» Task instructions: Copy each line below in which the string "document" occurs.

[Material supplied start]

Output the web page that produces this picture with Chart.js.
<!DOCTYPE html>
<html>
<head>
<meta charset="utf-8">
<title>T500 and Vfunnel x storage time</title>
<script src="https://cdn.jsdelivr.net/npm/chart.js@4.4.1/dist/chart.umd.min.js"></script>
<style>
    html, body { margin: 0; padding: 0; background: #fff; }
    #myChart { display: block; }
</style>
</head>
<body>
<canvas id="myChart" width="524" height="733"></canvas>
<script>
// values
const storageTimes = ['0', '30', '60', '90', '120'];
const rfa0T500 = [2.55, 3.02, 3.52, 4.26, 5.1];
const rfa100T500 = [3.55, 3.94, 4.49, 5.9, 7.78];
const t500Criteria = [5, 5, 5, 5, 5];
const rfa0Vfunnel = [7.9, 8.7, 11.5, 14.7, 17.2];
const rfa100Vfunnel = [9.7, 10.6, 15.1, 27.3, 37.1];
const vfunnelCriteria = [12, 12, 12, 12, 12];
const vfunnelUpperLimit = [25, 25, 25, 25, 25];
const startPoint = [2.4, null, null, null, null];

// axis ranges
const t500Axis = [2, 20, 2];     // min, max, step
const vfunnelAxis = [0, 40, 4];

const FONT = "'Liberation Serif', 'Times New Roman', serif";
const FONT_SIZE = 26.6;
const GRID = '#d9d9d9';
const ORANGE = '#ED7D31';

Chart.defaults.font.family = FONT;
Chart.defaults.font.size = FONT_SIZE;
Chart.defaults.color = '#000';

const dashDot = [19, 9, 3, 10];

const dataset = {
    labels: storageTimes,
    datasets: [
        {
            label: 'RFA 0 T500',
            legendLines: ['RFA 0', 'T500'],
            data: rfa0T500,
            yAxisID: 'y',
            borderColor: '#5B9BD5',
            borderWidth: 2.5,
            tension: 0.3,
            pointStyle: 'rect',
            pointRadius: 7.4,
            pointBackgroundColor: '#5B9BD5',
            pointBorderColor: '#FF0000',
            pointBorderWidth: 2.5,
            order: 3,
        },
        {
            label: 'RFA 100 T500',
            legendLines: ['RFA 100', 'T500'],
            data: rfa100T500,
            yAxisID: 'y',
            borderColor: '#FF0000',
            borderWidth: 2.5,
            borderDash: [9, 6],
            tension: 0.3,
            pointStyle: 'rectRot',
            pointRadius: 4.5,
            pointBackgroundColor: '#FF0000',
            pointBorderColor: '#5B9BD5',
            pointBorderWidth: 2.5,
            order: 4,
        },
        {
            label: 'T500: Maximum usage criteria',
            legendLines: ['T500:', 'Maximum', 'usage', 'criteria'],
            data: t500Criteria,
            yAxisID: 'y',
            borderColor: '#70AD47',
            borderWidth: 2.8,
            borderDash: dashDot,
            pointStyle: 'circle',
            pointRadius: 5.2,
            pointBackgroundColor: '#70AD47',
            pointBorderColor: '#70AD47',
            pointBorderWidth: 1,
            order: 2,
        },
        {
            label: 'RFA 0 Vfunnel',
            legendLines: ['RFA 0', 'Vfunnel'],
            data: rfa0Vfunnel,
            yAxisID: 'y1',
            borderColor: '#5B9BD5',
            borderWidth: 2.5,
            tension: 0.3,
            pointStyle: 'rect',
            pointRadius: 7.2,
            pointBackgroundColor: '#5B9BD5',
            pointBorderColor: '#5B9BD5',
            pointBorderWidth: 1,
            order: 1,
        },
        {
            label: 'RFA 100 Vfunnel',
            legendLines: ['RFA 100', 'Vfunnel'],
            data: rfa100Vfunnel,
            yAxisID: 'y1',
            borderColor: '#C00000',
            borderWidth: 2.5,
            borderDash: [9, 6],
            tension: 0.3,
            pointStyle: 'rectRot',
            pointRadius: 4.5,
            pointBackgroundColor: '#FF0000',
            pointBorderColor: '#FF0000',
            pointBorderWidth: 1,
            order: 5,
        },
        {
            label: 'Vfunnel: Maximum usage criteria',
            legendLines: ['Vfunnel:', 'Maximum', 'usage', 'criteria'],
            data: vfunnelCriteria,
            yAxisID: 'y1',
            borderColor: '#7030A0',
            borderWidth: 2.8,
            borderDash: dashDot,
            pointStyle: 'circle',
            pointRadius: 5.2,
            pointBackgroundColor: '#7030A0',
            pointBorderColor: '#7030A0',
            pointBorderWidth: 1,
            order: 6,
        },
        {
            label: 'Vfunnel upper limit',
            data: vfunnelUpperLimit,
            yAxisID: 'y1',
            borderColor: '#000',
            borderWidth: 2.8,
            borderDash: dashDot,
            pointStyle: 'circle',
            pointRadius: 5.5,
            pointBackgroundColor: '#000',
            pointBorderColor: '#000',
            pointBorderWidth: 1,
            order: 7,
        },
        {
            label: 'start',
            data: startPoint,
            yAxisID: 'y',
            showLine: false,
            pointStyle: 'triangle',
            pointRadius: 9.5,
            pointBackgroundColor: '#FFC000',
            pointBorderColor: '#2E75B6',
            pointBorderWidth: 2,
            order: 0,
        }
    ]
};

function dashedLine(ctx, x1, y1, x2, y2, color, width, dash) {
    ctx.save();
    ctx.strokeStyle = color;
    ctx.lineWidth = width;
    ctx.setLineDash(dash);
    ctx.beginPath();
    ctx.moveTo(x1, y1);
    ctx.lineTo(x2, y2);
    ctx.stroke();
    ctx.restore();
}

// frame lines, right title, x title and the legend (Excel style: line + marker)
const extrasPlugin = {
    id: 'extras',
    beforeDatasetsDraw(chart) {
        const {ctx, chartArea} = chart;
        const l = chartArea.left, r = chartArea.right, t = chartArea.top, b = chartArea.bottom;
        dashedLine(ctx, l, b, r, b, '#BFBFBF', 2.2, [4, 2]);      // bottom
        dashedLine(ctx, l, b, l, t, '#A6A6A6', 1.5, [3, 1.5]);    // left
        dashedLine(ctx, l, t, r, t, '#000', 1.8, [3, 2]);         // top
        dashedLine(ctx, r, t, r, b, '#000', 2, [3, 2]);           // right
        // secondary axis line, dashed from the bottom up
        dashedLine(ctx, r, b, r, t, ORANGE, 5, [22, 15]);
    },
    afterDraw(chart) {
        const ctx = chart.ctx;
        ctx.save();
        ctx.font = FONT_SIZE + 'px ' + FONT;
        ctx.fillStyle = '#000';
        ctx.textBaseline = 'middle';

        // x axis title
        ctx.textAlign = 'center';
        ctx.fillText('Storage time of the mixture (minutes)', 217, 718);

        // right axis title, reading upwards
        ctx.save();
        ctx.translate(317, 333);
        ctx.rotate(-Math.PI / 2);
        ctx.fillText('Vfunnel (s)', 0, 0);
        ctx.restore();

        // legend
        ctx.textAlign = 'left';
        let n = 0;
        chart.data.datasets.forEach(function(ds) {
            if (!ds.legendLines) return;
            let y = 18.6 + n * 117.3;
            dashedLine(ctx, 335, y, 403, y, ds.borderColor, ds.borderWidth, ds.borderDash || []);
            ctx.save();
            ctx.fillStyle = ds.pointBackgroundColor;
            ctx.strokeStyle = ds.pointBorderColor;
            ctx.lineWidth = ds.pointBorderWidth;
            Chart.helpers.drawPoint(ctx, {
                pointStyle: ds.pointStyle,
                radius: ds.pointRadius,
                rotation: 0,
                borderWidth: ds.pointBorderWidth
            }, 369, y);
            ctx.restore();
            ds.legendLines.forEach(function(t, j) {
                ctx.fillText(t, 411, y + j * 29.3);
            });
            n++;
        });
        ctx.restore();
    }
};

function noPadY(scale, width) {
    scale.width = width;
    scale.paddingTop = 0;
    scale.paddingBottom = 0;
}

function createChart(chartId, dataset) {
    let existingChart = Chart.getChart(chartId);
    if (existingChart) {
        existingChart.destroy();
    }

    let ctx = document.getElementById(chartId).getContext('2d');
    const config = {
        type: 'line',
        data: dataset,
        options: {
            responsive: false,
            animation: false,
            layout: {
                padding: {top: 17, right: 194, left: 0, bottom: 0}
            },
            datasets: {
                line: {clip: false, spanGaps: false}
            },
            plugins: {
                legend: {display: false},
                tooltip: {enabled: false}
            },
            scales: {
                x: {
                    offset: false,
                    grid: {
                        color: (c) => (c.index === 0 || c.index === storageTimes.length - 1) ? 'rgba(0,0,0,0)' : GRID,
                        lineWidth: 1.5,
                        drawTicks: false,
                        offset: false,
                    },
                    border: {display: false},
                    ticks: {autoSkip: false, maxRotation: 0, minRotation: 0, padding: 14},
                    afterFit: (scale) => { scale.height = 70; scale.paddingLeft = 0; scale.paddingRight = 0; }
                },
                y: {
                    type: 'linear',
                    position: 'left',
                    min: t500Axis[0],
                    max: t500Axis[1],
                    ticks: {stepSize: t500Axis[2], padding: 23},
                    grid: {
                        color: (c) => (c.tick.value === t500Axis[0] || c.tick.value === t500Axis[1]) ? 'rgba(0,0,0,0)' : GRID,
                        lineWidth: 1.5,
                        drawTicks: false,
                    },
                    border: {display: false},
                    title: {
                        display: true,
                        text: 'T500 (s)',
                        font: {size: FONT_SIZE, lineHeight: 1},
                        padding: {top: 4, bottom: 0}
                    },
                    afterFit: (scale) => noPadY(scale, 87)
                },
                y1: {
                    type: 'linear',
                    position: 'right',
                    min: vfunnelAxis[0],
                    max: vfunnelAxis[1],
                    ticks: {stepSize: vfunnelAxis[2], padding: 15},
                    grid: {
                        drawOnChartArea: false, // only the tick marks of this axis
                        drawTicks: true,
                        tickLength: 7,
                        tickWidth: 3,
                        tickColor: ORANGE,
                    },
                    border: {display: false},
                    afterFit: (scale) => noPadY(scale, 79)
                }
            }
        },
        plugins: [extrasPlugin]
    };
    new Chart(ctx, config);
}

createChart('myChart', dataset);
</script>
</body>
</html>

[Material supplied end]
[Material supplied start]

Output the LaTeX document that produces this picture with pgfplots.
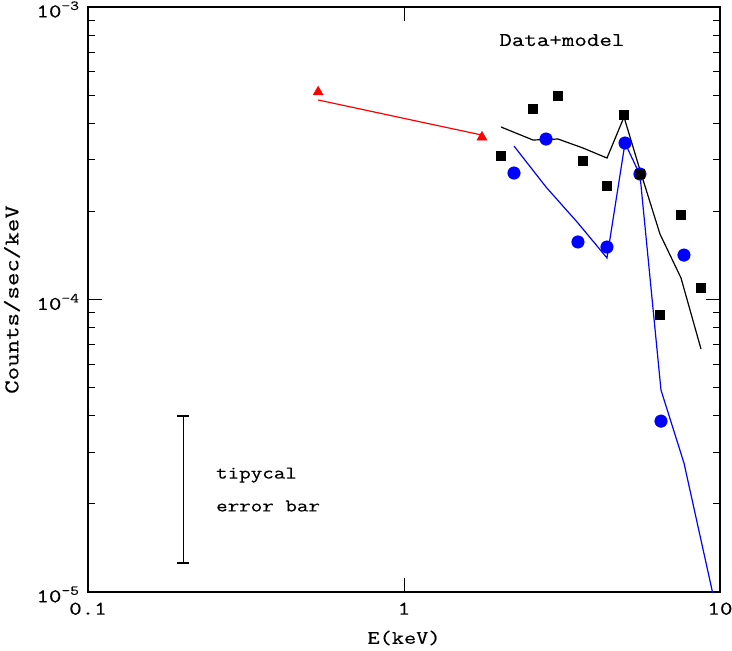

[Material supplied end]
[Material supplied start]

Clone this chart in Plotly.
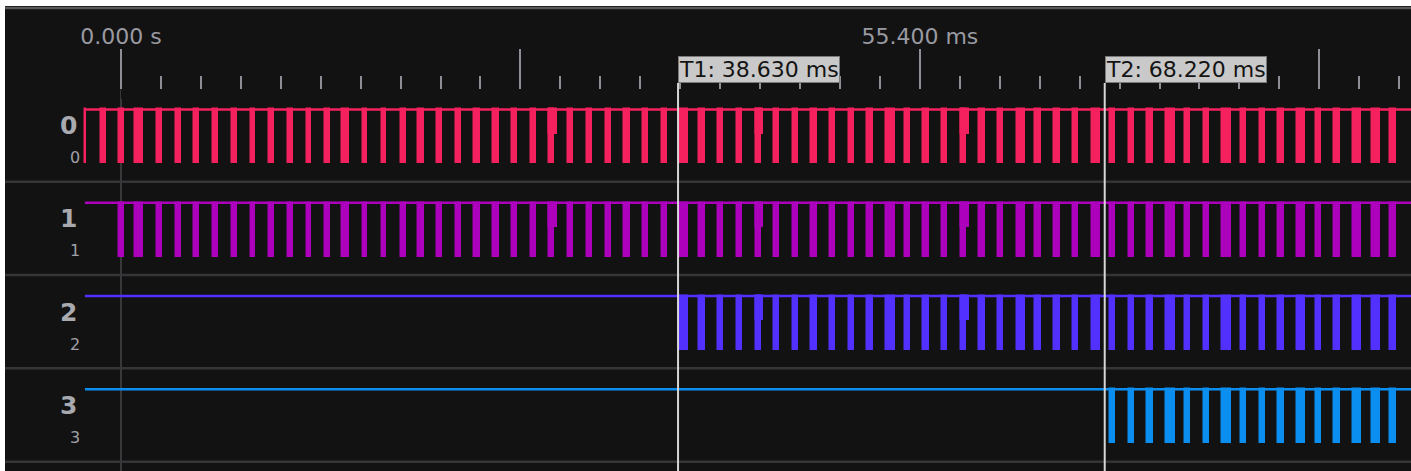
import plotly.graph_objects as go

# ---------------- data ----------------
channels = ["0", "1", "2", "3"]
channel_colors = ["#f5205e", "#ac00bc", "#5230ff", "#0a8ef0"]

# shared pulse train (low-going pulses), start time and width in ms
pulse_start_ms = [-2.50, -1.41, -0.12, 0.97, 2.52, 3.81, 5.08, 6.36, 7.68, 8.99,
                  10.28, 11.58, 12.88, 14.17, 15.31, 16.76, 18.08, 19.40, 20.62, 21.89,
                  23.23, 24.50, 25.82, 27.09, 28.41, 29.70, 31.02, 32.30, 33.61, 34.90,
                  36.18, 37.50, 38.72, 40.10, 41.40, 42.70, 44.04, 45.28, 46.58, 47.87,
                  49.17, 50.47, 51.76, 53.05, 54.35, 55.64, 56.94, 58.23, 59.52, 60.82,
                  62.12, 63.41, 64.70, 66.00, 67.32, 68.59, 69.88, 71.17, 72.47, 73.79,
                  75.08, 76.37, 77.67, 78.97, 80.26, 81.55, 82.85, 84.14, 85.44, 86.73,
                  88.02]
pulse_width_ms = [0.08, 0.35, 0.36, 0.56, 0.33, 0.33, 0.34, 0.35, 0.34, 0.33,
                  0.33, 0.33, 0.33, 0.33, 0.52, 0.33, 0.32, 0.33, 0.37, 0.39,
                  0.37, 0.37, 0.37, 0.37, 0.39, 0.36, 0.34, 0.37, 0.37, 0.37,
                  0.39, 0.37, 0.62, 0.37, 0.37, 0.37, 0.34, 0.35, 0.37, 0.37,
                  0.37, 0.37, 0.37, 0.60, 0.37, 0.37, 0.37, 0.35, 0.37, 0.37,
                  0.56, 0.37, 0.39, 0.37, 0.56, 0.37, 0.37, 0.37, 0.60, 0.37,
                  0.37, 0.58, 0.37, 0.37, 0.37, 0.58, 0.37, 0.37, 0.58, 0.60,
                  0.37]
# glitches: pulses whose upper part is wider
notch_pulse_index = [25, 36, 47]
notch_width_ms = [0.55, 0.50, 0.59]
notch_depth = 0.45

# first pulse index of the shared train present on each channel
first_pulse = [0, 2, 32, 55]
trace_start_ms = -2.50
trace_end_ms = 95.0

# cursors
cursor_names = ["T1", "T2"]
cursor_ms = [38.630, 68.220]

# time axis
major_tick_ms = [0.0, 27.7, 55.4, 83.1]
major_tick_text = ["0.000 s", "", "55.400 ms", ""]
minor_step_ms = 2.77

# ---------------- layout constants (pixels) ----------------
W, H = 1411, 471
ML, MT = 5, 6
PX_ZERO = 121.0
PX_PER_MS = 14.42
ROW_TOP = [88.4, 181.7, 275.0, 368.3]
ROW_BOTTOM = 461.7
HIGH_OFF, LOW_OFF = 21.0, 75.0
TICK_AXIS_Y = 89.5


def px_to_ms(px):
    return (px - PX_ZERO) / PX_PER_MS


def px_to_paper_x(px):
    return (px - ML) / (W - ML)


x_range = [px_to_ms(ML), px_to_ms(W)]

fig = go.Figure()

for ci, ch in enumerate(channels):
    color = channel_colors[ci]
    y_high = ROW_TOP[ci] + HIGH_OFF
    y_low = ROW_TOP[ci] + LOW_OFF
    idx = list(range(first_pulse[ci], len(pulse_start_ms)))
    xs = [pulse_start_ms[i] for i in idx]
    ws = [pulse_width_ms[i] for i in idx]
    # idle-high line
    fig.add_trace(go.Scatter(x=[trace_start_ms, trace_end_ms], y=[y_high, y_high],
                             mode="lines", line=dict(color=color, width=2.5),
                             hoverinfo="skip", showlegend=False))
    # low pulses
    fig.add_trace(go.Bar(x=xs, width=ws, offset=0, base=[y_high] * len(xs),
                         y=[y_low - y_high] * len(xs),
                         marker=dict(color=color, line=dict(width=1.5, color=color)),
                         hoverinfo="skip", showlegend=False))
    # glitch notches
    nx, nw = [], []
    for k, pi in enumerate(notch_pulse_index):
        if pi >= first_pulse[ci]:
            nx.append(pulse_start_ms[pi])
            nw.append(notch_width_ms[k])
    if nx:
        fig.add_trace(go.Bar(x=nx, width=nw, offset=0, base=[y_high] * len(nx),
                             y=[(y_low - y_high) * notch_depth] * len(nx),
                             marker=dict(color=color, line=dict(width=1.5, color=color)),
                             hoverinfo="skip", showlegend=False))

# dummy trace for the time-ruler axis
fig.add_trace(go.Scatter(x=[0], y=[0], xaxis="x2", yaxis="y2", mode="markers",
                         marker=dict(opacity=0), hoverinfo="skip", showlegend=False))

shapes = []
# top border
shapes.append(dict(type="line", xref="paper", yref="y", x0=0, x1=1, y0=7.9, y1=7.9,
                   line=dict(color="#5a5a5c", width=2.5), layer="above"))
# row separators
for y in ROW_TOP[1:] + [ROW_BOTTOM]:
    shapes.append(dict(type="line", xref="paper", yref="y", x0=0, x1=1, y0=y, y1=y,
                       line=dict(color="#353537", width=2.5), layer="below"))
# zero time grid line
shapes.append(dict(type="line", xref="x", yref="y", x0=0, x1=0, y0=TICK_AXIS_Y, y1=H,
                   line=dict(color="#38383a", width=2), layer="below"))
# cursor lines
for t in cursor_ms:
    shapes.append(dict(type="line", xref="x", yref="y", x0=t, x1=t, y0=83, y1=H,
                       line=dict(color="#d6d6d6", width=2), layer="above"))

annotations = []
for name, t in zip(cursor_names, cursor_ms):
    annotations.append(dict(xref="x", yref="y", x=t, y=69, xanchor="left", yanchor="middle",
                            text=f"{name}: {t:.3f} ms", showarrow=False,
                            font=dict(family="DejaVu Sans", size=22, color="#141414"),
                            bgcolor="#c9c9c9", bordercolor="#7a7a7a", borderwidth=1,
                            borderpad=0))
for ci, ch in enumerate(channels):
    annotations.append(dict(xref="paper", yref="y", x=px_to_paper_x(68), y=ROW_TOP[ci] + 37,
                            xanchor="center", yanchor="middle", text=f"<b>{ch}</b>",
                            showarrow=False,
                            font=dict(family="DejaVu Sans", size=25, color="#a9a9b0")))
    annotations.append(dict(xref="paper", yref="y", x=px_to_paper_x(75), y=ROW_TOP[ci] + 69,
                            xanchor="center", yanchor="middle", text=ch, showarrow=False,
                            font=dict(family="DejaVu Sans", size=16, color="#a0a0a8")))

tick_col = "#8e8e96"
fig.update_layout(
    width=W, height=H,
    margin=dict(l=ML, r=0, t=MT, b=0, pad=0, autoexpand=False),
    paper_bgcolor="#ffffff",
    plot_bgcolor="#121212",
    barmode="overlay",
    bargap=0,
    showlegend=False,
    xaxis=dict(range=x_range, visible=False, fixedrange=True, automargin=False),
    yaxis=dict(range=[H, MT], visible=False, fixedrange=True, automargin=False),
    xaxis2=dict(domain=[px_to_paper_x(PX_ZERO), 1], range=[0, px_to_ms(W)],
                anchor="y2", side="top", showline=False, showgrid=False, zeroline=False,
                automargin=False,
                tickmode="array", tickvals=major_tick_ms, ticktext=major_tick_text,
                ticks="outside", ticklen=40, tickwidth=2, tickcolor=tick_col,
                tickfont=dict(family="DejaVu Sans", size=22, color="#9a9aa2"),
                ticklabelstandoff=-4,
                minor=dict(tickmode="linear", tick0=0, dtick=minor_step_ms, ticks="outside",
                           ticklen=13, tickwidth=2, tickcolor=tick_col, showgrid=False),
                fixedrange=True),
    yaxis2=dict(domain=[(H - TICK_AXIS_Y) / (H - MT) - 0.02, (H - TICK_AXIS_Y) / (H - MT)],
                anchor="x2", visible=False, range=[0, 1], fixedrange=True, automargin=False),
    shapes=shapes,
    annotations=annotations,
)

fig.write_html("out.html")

[Material supplied end]

» Output of the exercise:
    let ctx = document.getElementById(chartId).getContext('2d');
Output the LaTeX document that produces this picture with pgfplots.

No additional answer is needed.